While Oliva’s improvement over the course of the spring came from playing in-game, Hayes’ came in the cage and in work he put in off the field. He would stay back on games he didn’t play and watch video with Eckstein to work through his mechanics.

“I got to spend a bunch of time with him, just talking to him about the beginning of last year and things he saw that I wasn’t doing right,” Hayes said. “Just correcting that stuff… every now and then [I’ll] just send him some video and get some feedback from him.”

After a two-run Blue Jays eighth that was cut in half by a Cole Tucker two-out solo blast in the bottom half, Toronto would go on to win the game, 7-5.
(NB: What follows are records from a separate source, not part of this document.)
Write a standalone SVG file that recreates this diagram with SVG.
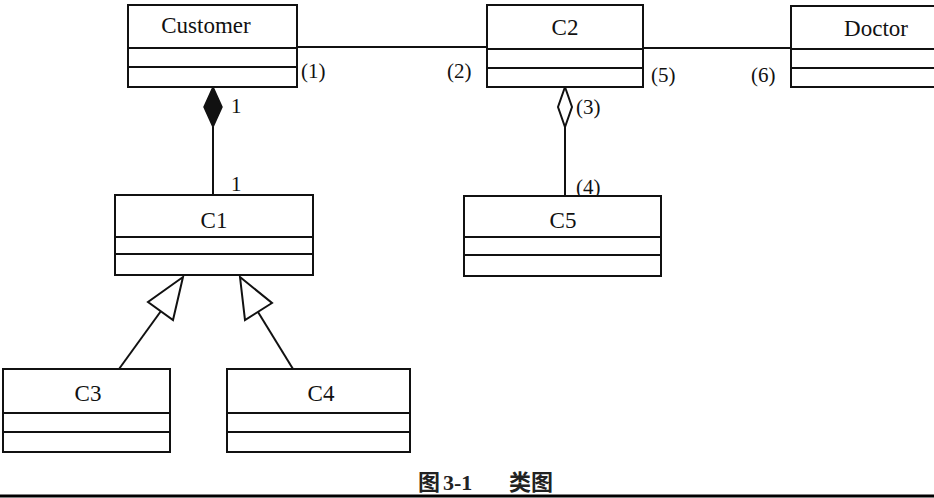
<svg xmlns="http://www.w3.org/2000/svg" width="934" height="498" viewBox="0 0 934 498">
<style>
.box{fill:#fff;stroke:#111;stroke-width:2}
.div{stroke:#111;stroke-width:2}
.name{font-family:"Liberation Serif",serif;font-size:23px;fill:#111;text-anchor:middle}
.lbl{font-family:"Liberation Serif",serif;font-size:21px;fill:#111}
.ln{stroke:#111;stroke-width:2;fill:none}
.cap{font-family:"Liberation Serif","Noto Sans CJK SC",sans-serif;font-weight:bold;font-size:22px;fill:#222}
</style>
<rect width="934" height="498" fill="#fff"/>
<g id="connectors">
<line class="ln" x1="297" y1="47" x2="487" y2="47"/>
<line class="ln" x1="643" y1="48" x2="791" y2="48"/>
<line class="ln" x1="213" y1="127" x2="213" y2="195"/>
<polygon points="213,87 222,107 213,127 204,107" fill="#111" stroke="#111" stroke-width="1.5"/>
<line class="ln" x1="565" y1="127" x2="565" y2="196"/>
<polygon points="565,87 572,107 565,127 558,107" fill="#fff" stroke="#111" stroke-width="2"/>
<line class="ln" x1="119" y1="369" x2="161" y2="311"/>
<polygon points="183,277 173,320 148,302" fill="#fff" stroke="#111" stroke-width="2"/>
<line class="ln" x1="293" y1="369" x2="258" y2="312"/>
<polygon points="240,277 272,303 245,320" fill="#fff" stroke="#111" stroke-width="2"/>
<text class="lbl" x="301" y="78">(1)</text>
<text class="lbl" x="447" y="78">(2)</text>
<text class="lbl" x="651" y="82">(5)</text>
<text class="lbl" x="751" y="82">(6)</text>
<text class="lbl" x="231" y="113">1</text>
<text class="lbl" x="231" y="191">1</text>
<text class="lbl" x="576" y="114">(3)</text>
<text class="lbl" x="576" y="194">(4)</text>
</g>
<g id="Customer">
<rect class="box" x="128" y="5" width="169" height="82"/>
<line class="div" x1="128" y1="48" x2="297" y2="48"/>
<line class="div" x1="128" y1="67" x2="297" y2="67"/>
<text class="name" x="206" y="33">Customer</text>
</g>
<g id="C2">
<rect class="box" x="487" y="5" width="156" height="82"/>
<line class="div" x1="487" y1="49" x2="643" y2="49"/>
<line class="div" x1="487" y1="68" x2="643" y2="68"/>
<text class="name" x="565" y="35">C2</text>
</g>
<g id="Doctor">
<rect class="box" x="791" y="6" width="160" height="81"/>
<line class="div" x1="791" y1="49" x2="934" y2="49"/>
<line class="div" x1="791" y1="68" x2="934" y2="68"/>
<text class="name" x="876" y="36">Doctor</text>
</g>
<g id="C1">
<rect class="box" x="115" y="195" width="198" height="80"/>
<line class="div" x1="115" y1="237" x2="313" y2="237"/>
<line class="div" x1="115" y1="254" x2="313" y2="254"/>
<text class="name" x="214" y="228">C1</text>
</g>
<g id="C5">
<rect class="box" x="464" y="196" width="197" height="80"/>
<line class="div" x1="464" y1="237" x2="661" y2="237"/>
<line class="div" x1="464" y1="255" x2="661" y2="255"/>
<text class="name" x="563" y="228">C5</text>
</g>
<g id="C3">
<rect class="box" x="3" y="369" width="167" height="83"/>
<line class="div" x1="3" y1="413" x2="170" y2="413"/>
<line class="div" x1="3" y1="432" x2="170" y2="432"/>
<text class="name" x="88" y="401">C3</text>
</g>
<g id="C4">
<rect class="box" x="227" y="369" width="183" height="83"/>
<line class="div" x1="227" y1="413" x2="410" y2="413"/>
<line class="div" x1="227" y1="432" x2="410" y2="432"/>
<text class="name" x="321" y="401">C4</text>
</g>
<text class="cap" x="418" y="490">图</text>
<text class="cap" x="443" y="490" font-size="24">3-1</text>
<text class="cap" x="509" y="490" font-size="24">类图</text>
<line x1="0" y1="496" x2="934" y2="496" stroke="#000" stroke-width="3"/>
</svg>
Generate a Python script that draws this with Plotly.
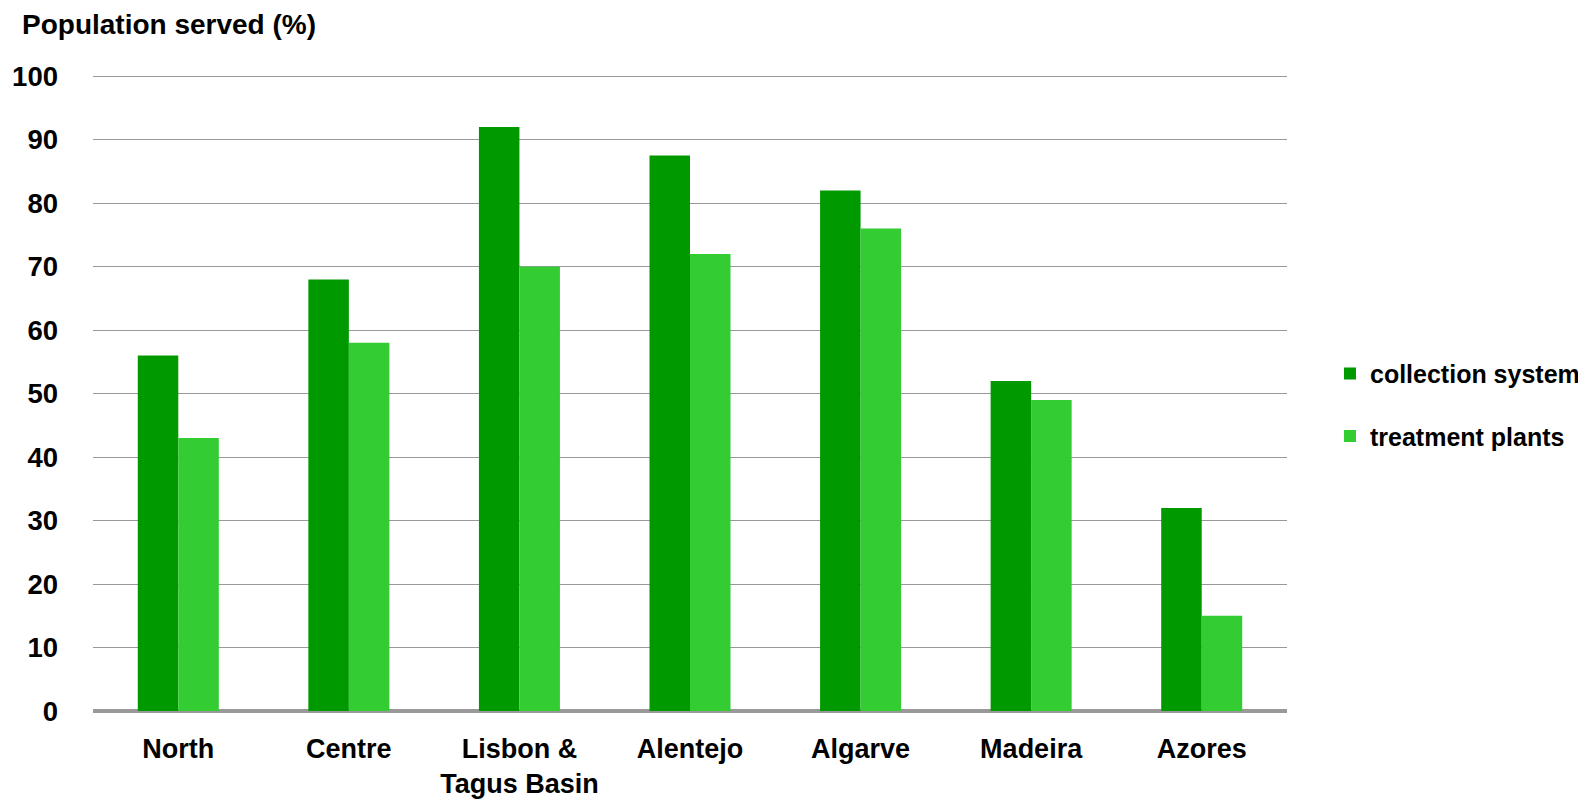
import plotly.graph_objects as go

regions = ["North", "Centre", "Lisbon &<br>Tagus Basin", "Alentejo", "Algarve", "Madeira", "Azores"]
collection_system = [56, 68, 92, 87.5, 82, 52, 32]
treatment_plants = [43, 58, 70, 72, 76, 49, 15]
y_ticks = [0, 10, 20, 30, 40, 50, 60, 70, 80, 90, 100]

font_family = "Liberation Sans, Arial, sans-serif"

fig = go.Figure()
fig.add_trace(go.Bar(x=regions, y=collection_system, name="collection system",
                     marker=dict(color="#009900", line=dict(width=0)),
                     legendgroup="a"))
fig.add_trace(go.Bar(x=regions, y=treatment_plants, name="treatment plants",
                     marker=dict(color="#33CC33", line=dict(width=0)),
                     legendgroup="b"))

fig.update_layout(
    width=1586, height=802,
    paper_bgcolor="white", plot_bgcolor="white",
    margin=dict(l=85, r=307, t=67, b=99, autoexpand=False),
    barmode="group", bargap=0.525, bargroupgap=0,
    font=dict(family=font_family, size=25, color="black", weight="bold"),
    showlegend=True,
    legend=dict(x=1.036, y=0.4816, xanchor="left", yanchor="middle",
                font=dict(size=25, family=font_family, weight="bold"),
                tracegroupgap=27, bgcolor="rgba(0,0,0,0)"),
    annotations=[dict(text="Population served (%)", xref="paper", yref="paper",
                      x=-0.061, y=1.08, xanchor="left", yanchor="middle",
                      showarrow=False,
                      font=dict(size=28, family=font_family, weight="bold"))],
)
fig.update_yaxes(range=[0, 100.2], tickvals=y_ticks, showgrid=True, gridcolor="#999999",
                 gridwidth=1, zeroline=True, zerolinecolor="#999999", zerolinewidth=4,
                 showline=False, ticks="", ticklabelstandoff=34,
                 tickfont=dict(size=27.5, family=font_family, weight="bold"))
fig.update_xaxes(showgrid=False, showline=False, ticks="", ticklabelstandoff=19,
                 tickfont=dict(size=27, family=font_family, weight="bold"))

fig.write_html("out.html")
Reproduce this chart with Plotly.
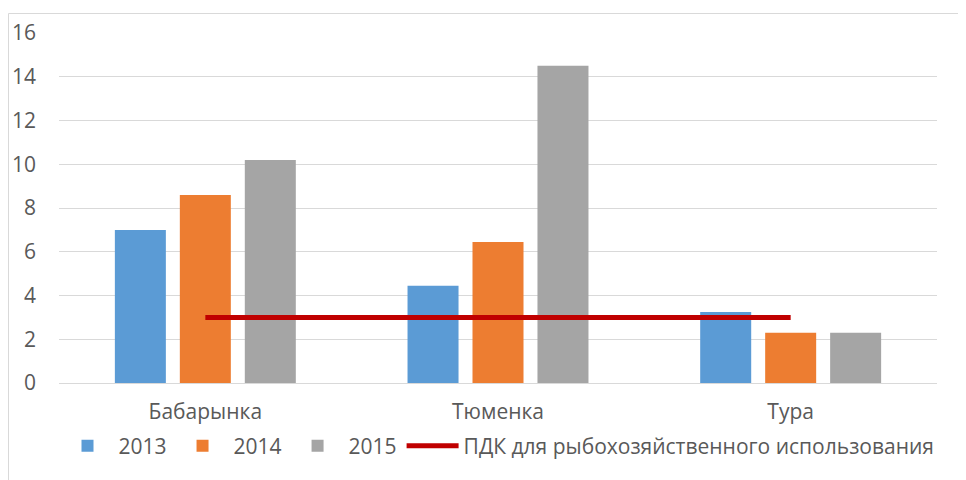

Meanwhile, 3 ½ miles away at Pittsburgh’s minor league complex, Pirate City, the day was full of more questions than not. Minor League Baseball had released its statement at 3:51 p.m. ET to mirror what MLB said, but there was no official word on the status of minor league camp itself.

“[That morning] we woke up and went to the field, and it was just a really weird feeling,” Craig said. “There were people running around that you usually don’t see on the field, and [we’re] like ‘Okay, something’s about to happen, probably in the next day or so.’”

After spending the afternoon calling around to front office members who might know specifics, Craig finally got confirmation that the minor league side was also suspended.

The thought process on Thursday was that games would be shut down for a couple weeks but that practices and workouts at the facilities would continue. That too changed with the tides. On Friday, players in both camps were told they could go home or stay and wait it out. A couple days later, everyone was told to go home.

“[It was] just kind of like a ‘Wow, is this really happening?’ sort of thing,” Oliva said. “Everyone’s prepared, we’re at the end of spring training to basically start the season. The big-league guys are getting ready to have Opening Day shortly after, [I was expecting] to be in Triple-A so we had another week or two of spring training, and that all quickly changed. Quite the week to end spring training.”

Players dispersed all over the country, and some even further away than that. They watched as MLB’s would-be Opening Day in March passed by, and two weeks later when the minors were set to open.

“It was kind of weird and unfortunate for us,” Hayes said. “I mean, that’s what we work for all offseason, [but] at the same time it’s nice to come home and spend time with family, that extra time that we always lose out on during the season. It [was] kind of bittersweet not being able to go out there Opening Day because you always get those first-game butterflies.”

In those three spring/summer months that are usually dominated by baseball, Hayes took days off to spend time with his family, Oliva got to play catch with his dad and Craig visited his hometown in Johnson City, Tennessee in June for the first time in nine years.

“It’s been pretty crazy having, I guess you can say somewhat of a summer, [while] not playing ball,” Craig said. “I’d definitely rather be playing ball though, for sure.”

Now, they’ll get the chance. Hayes is in Pittsburgh at big-league camp after being added to the 40-man roster in the offseason, and Craig and Oliva are at PNG Field in Altoona, Pa., home of Pittsburgh’s Double-A affiliate, as part of a taxi squad.

From the original 60-man roster, 30 will be named to a big-league Opening Day roster, while three players will be carried on the road as part of a taxi squad and the rest will train in Altoona while they await a call up.

“I just want to be able to impact [the Pirates] as much as I can and show them that I have the ability and that I have the mental aspects of playing in the big leagues,” Craig said.

Like that Thursday in March, what is now the 2020 MLB season is going to be weird. The designated hitter has been implemented for both leagues, extra innings will start with a runner on second base, and there is no minor league season.

Now all there’s left to do is hope that every day moving forward is quiet, with no breaking news to report on the baseball front – and that we never reach the chaos of March 12 again.